Source excerpt>
:::::

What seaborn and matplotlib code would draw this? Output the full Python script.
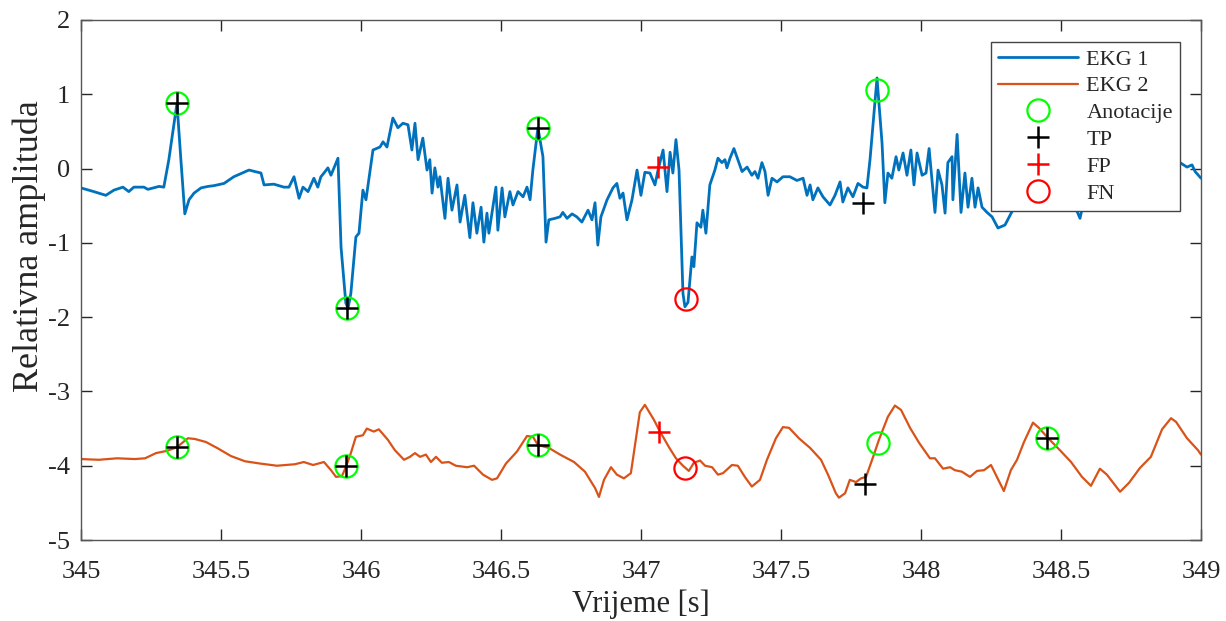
import matplotlib
matplotlib.use("Agg")
import matplotlib.pyplot as plt
from matplotlib.lines import Line2D
import pandas as pd
import seaborn as sns

# EKG 1 (top trace)
ekg1_t = [345.000, 345.046, 345.089, 345.118, 345.150, 345.171, 345.189, 345.225, 345.239, 345.279,
          345.296, 345.314, 345.343, 345.357, 345.371, 345.386, 345.404, 345.429, 345.454, 345.475,
          345.511, 345.546, 345.600, 345.643, 345.654, 345.689, 345.725, 345.743, 345.761, 345.779,
          345.793, 345.811, 345.832, 345.846, 345.857, 345.868, 345.882, 345.893, 345.918, 345.929,
          345.946, 345.954, 345.964, 345.982, 345.993, 346.007, 346.018, 346.043, 346.068, 346.079,
          346.093, 346.114, 346.132, 346.150, 346.168, 346.182, 346.193, 346.204, 346.221, 346.236,
          346.246, 346.254, 346.264, 346.275, 346.282, 346.300, 346.311, 346.325, 346.343, 346.354,
          346.371, 346.389, 346.400, 346.414, 346.429, 346.439, 346.450, 346.457, 346.471, 346.482,
          346.489, 346.504, 346.514, 346.532, 346.543, 346.561, 346.579, 346.593, 346.604, 346.614,
          346.632, 346.650, 346.661, 346.671, 346.693, 346.711, 346.721, 346.736, 346.754, 346.771,
          346.789, 346.811, 346.825, 346.836, 346.846, 346.857, 346.879, 346.900, 346.914, 346.925,
          346.936, 346.950, 346.968, 346.986, 347.000, 347.014, 347.032, 347.050, 347.061, 347.079,
          347.093, 347.104, 347.114, 347.125, 347.136, 347.150, 347.157, 347.168, 347.182, 347.189,
          347.200, 347.214, 347.221, 347.232, 347.246, 347.264, 347.275, 347.289, 347.300, 347.307,
          347.318, 347.332, 347.346, 347.361, 347.379, 347.396, 347.407, 347.418, 347.432, 347.443,
          347.454, 347.468, 347.486, 347.507, 347.532, 347.557, 347.579, 347.593, 347.604, 347.614,
          347.632, 347.650, 347.675, 347.693, 347.711, 347.721, 347.739, 347.757, 347.775, 347.793,
          347.807, 347.818, 347.843, 347.861, 347.871, 347.882, 347.896, 347.911, 347.921, 347.936,
          347.950, 347.964, 347.975, 347.986, 348.004, 348.018, 348.029, 348.050, 348.061, 348.075,
          348.086, 348.096, 348.111, 348.114, 348.129, 348.143, 348.157, 348.168, 348.182, 348.193,
          348.204, 348.218, 348.236, 348.254, 348.275, 348.300, 348.336, 348.389, 348.461, 348.532,
          348.568, 348.589, 348.675, 348.782, 348.889, 348.925, 348.950, 348.968, 348.979, 349.000]
ekg1_y = [-0.26, -0.31, -0.36, -0.29, -0.25, -0.31, -0.25, -0.25, -0.28, -0.24,
          -0.25, 0.12, 0.88, 0.12, -0.61, -0.42, -0.33, -0.26, -0.24, -0.23,
          -0.20, -0.11, -0.02, -0.06, -0.22, -0.21, -0.25, -0.25, -0.11, -0.40,
          -0.25, -0.31, -0.13, -0.25, -0.11, -0.06, 0.01, -0.09, 0.14, -1.06,
          -1.81, -1.88, -1.68, -0.92, -0.87, -0.29, -0.42, 0.25, 0.29, 0.36,
          0.29, 0.68, 0.55, 0.61, 0.59, 0.25, 0.61, 0.12, 0.41, -0.02,
          0.12, -0.33, 0.01, -0.25, -0.11, -0.67, -0.13, -0.56, -0.22, -0.72,
          -0.36, -0.93, -0.46, -0.87, -0.52, -0.99, -0.60, -0.87, -0.52, -0.25,
          -0.83, -0.26, -0.65, -0.31, -0.49, -0.31, -0.38, -0.25, -0.42, -0.02,
          0.55, 0.16, -0.99, -0.69, -0.67, -0.65, -0.59, -0.67, -0.61, -0.65,
          -0.72, -0.56, -0.69, -0.46, -1.03, -0.65, -0.42, -0.26, -0.20, -0.40,
          -0.33, -0.69, -0.42, -0.02, -0.36, -0.05, -0.06, -0.22, -0.02, 0.25,
          -0.31, 0.22, -0.06, 0.39, -0.02, -1.68, -1.86, -1.80, -1.19, -1.32,
          -0.73, -0.79, -0.56, -0.87, -0.22, -0.02, 0.14, 0.08, 0.12, 0.01,
          0.14, 0.27, 0.12, -0.04, 0.02, -0.09, -0.04, -0.13, 0.08, -0.04,
          -0.36, -0.13, -0.18, -0.11, -0.11, -0.16, -0.13, -0.36, -0.22, -0.42,
          -0.26, -0.38, -0.49, -0.36, -0.18, -0.45, -0.26, -0.38, -0.20, -0.25,
          -0.26, 0.12, 1.22, 0.34, -0.46, -0.06, -0.13, 0.16, -0.02, 0.21,
          -0.09, 0.25, -0.22, 0.21, -0.09, -0.06, 0.27, -0.59, -0.02, -0.22,
          -0.60, 0.08, 0.16, -0.42, 0.46, -0.59, -0.06, -0.52, -0.13, -0.52,
          -0.26, -0.52, -0.59, -0.65, -0.80, -0.76, -0.50, -0.35, -0.30, -0.35,
          -0.67, -0.30, -0.15, -0.05, 0.05, 0.08, 0.02, 0.05, -0.04, -0.13]

# EKG 2 (bottom trace)
ekg2_t = [345.000, 345.064, 345.129, 345.193, 345.229, 345.268, 345.307, 345.343, 345.382, 345.407,
          345.446, 345.486, 345.536, 345.586, 345.639, 345.700, 345.764, 345.796, 345.829, 345.868,
          345.893, 345.911, 345.932, 345.946, 345.964, 345.982, 346.007, 346.021, 346.046, 346.064,
          346.096, 346.121, 346.154, 346.175, 346.193, 346.211, 346.232, 346.250, 346.268, 346.289,
          346.314, 346.339, 346.379, 346.404, 346.436, 346.468, 346.486, 346.518, 346.557, 346.593,
          346.614, 346.632, 346.671, 346.711, 346.761, 346.800, 346.836, 346.850, 346.868, 346.893,
          346.914, 346.939, 346.964, 346.996, 347.014, 347.046, 347.068, 347.100, 347.125, 347.150,
          347.171, 347.189, 347.211, 347.229, 347.254, 347.275, 347.293, 347.325, 347.346, 347.371,
          347.396, 347.425, 347.450, 347.482, 347.507, 347.529, 347.564, 347.604, 347.643, 347.668,
          347.696, 347.707, 347.729, 347.746, 347.768, 347.786, 347.804, 347.832, 347.850, 347.882,
          347.907, 347.929, 347.961, 347.993, 348.032, 348.050, 348.079, 348.104, 348.121, 348.146,
          348.175, 348.200, 348.225, 348.250, 348.271, 348.296, 348.321, 348.343, 348.368, 348.400,
          348.421, 348.457, 348.496, 348.536, 348.575, 348.607, 348.639, 348.664, 348.711, 348.743,
          348.782, 348.821, 348.861, 348.893, 348.911, 348.950, 348.989, 349.000]
ekg2_y = [-3.91, -3.92, -3.90, -3.91, -3.90, -3.83, -3.80, -3.75, -3.63, -3.64,
          -3.68, -3.76, -3.87, -3.94, -3.97, -4.00, -3.98, -3.95, -3.99, -3.95,
          -4.06, -4.15, -4.14, -4.02, -3.83, -3.61, -3.59, -3.50, -3.54, -3.51,
          -3.65, -3.79, -3.92, -3.88, -3.83, -3.88, -3.85, -3.95, -3.88, -3.96,
          -3.95, -4.00, -4.02, -4.00, -4.12, -4.19, -4.17, -3.97, -3.81, -3.60,
          -3.61, -3.72, -3.76, -3.85, -3.95, -4.08, -4.30, -4.42, -4.19, -4.02,
          -4.12, -4.17, -4.10, -3.28, -3.18, -3.38, -3.54, -3.75, -3.90, -4.00,
          -4.07, -3.96, -3.93, -4.00, -4.02, -4.12, -4.10, -3.99, -4.00, -4.15,
          -4.28, -4.19, -3.92, -3.63, -3.48, -3.49, -3.63, -3.76, -3.92, -4.12,
          -4.37, -4.43, -4.37, -4.19, -4.22, -4.17, -4.15, -3.85, -3.65, -3.34,
          -3.19, -3.25, -3.49, -3.69, -3.90, -3.90, -4.04, -4.02, -4.06, -4.08,
          -4.15, -4.07, -4.06, -3.99, -4.15, -4.34, -4.06, -3.92, -3.68, -3.42,
          -3.49, -3.64, -3.79, -3.95, -4.15, -4.27, -4.04, -4.12, -4.35, -4.23,
          -4.03, -3.88, -3.51, -3.36, -3.41, -3.63, -3.79, -3.85]

# annotations and detections
ann_t = [345.343, 345.950, 346.632, 347.843, 345.343, 345.946, 346.632, 347.846, 348.450]
ann_y = [0.88, -1.88, 0.55, 1.06, -3.75, -4.00, -3.72, -3.69, -3.63]
tp_t = [345.343, 345.950, 346.632, 347.793, 345.343, 345.946, 346.632, 347.800, 348.450]
tp_y = [0.88, -1.88, 0.55, -0.46, -3.75, -4.00, -3.72, -4.24, -3.63]
fp_t = [347.061, 347.064]
fp_y = [0.02, -3.54]
fn_t = [347.161, 347.157]
fn_y = [-1.76, -4.03]

x_ticks = [345, 345.5, 346, 346.5, 347, 347.5, 348, 348.5, 349]
x_labels = ["345", "345.5", "346", "346.5", "347", "347.5", "348", "348.5", "349"]
y_ticks = [-5, -4, -3, -2, -1, 0, 1, 2]

BLUE = "#0072BD"
ORANGE = "#D95319"
GREEN = "#00FF00"
RED = "#FF0000"
AXC = "#262626"

sns.set_theme(style="ticks")
plt.rcParams["font.family"] = ["Liberation Serif", "DejaVu Serif"]
plt.rcParams["axes.unicode_minus"] = False

fig = plt.figure(figsize=(12.26, 6.21), dpi=100)
ax = fig.add_axes([0.066, 0.1304, 0.9136, 0.8374])

df1 = pd.DataFrame({"t": ekg1_t, "y": ekg1_y})
df2 = pd.DataFrame({"t": ekg2_t, "y": ekg2_y})
sns.lineplot(data=df1, x="t", y="y", color=BLUE, linewidth=2.0, sort=False, ax=ax)
sns.lineplot(data=df2, x="t", y="y", color=ORANGE, linewidth=1.6, sort=False, ax=ax)

ms = 16
ax.plot(ann_t, ann_y, linestyle="none", marker="o", markersize=ms, markerfacecolor="none",
        markeredgecolor=GREEN, markeredgewidth=1.6)
ax.plot(tp_t, tp_y, linestyle="none", marker="+", markersize=ms, color="black", markeredgewidth=1.8)
ax.plot(fp_t, fp_y, linestyle="none", marker="+", markersize=ms, color=RED, markeredgewidth=1.8)
ax.plot(fn_t, fn_y, linestyle="none", marker="o", markersize=ms, markerfacecolor="none",
        markeredgecolor=RED, markeredgewidth=1.6)

ax.set_xlim(345, 349)
ax.set_ylim(-5, 2)
ax.set_xticks(x_ticks)
ax.set_xticklabels(x_labels)
ax.set_yticks(y_ticks)
ax.tick_params(axis="both", which="both", direction="in", length=8, width=1, colors=AXC,
               labelsize=19, top=True, right=True)
ax.tick_params(axis="x", pad=15)
ax.tick_params(axis="y", pad=8)
for s in ax.spines.values():
    s.set_color("#555555")
    s.set_linewidth(1.0)
ax.set_xlabel("Vrijeme [s]", fontsize=22, color=AXC, labelpad=5)
ax.set_ylabel("Relativna amplituda", fontsize=26, color=AXC)
ax.yaxis.set_label_coords(-0.031, 0.565)

handles = [
    Line2D([], [], color=BLUE, linewidth=2.0),
    Line2D([], [], color=ORANGE, linewidth=1.6),
    Line2D([], [], linestyle="none", marker="o", markersize=ms, markerfacecolor="none",
           markeredgecolor=GREEN, markeredgewidth=1.6),
    Line2D([], [], linestyle="none", marker="+", markersize=ms, color="black", markeredgewidth=1.8),
    Line2D([], [], linestyle="none", marker="+", markersize=ms, color=RED, markeredgewidth=1.8),
    Line2D([], [], linestyle="none", marker="o", markersize=ms, markerfacecolor="none",
           markeredgecolor=RED, markeredgewidth=1.6),
]
labels = ["EKG 1", "EKG 2", "Anotacije", "TP", "FP", "FN"]
leg = ax.legend(handles, labels, loc="upper right", bbox_to_anchor=(0.9813, 0.9577),
                borderaxespad=0, fontsize=16, frameon=True, fancybox=False, framealpha=1,
                edgecolor="#444444", handlelength=3.6, handletextpad=0.36, labelspacing=0.28,
                borderpad=0.32)
leg.get_frame().set_linewidth(1.0)

fig.savefig("out.png", dpi=100)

:::::

Show all lines from the data above in which the word "seaborn" appears.

What seaborn and matplotlib code would draw this? Output the full Python script.
import seaborn as sns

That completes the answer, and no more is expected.